According to Gartner vice-president Peter Sondergard, the market will not return to normal conditions until well into 2003, and Gartner predicts that 50% of all IT companies will crash in the next three years.

As a result, he said, IT directors now have a "gap year" from now until at least the end of 2002. "IT directors should take advantage of this to do all the things they should have done to clean up their act," he said.

Sondergard told IT directors to concentrate on five key areas:

  • focus on applications and systems integration

  • revise e-business strategy to support strategic business needs

  • delay new projects until existing investments pay off

  • focus on quality, not speed n prepare to invest in new initiatives from late 2002.

The gap year would also give IT directors a chance to catch up on the issues of scalability, interoperability and security, outsource non-essential tasks, get their act together on customer relationship management and prepare for the "always-on" economy.

Organisations must focus on the "edge economy", said Sondergard, where companies look outwards to the margins. "We need to focus our resources on our suppliers and customers and on the needs of the marketplace," he said.

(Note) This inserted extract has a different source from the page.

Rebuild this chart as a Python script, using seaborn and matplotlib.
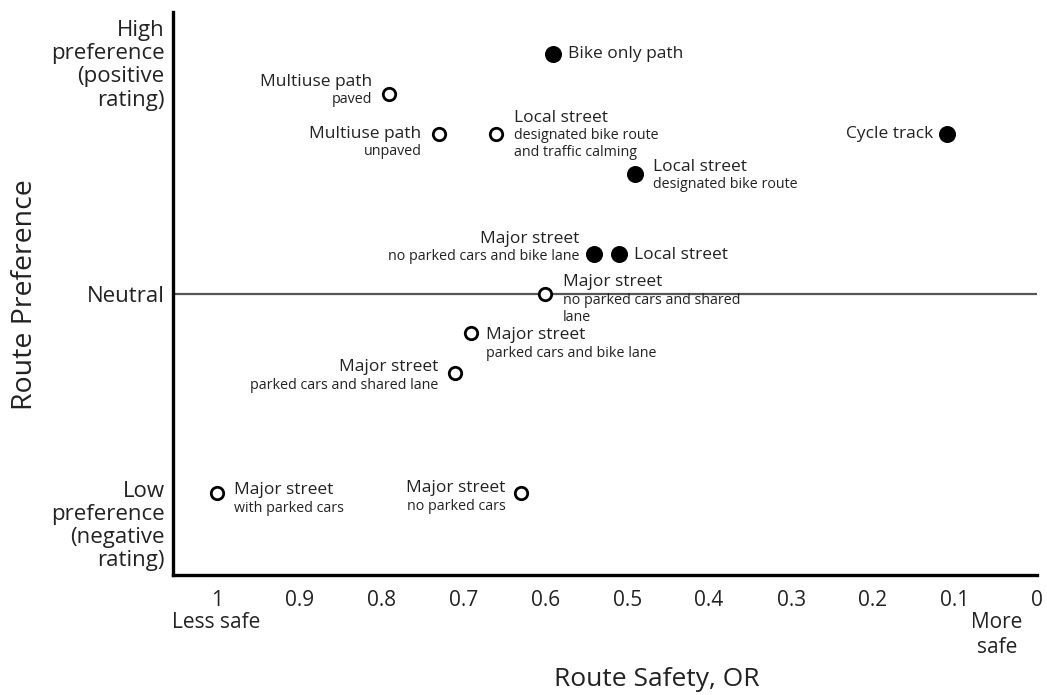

IT directors must adapt to three fundamental trends, he said, globalisation, virtualisation and transparency. "We are entering the striptease economy," he said, where buyers and sellers need to see each others' systems.

Gartner, which forecasts a 14% growth in outsourcing, said IT directors should outsource all their non-strategic tasks. "As a CEO the only time I will trust my IT director is when he has 100% delegated non-strategic tasks, so that he can use his brainpower and intellect strategically," said Fleischer.

British IT directors did not buy all Gartner's ideas. Douglas Ball, director of IT for the Newcastle-based Prescription Pricing Authority said, "We do need time for strategic thinking, but we also need to understand the mundane things. How do we keep our business knowledge if we outsource everything?"

David Houston, former IT director of Nottinghamshire County Council, said public sector IT in the UK is on the up and up.

"With the e-government objectives and the huge number of innovative Pathfinder bids, there will be more development in local government than ever before. I suspect the health sector will be similar," he said.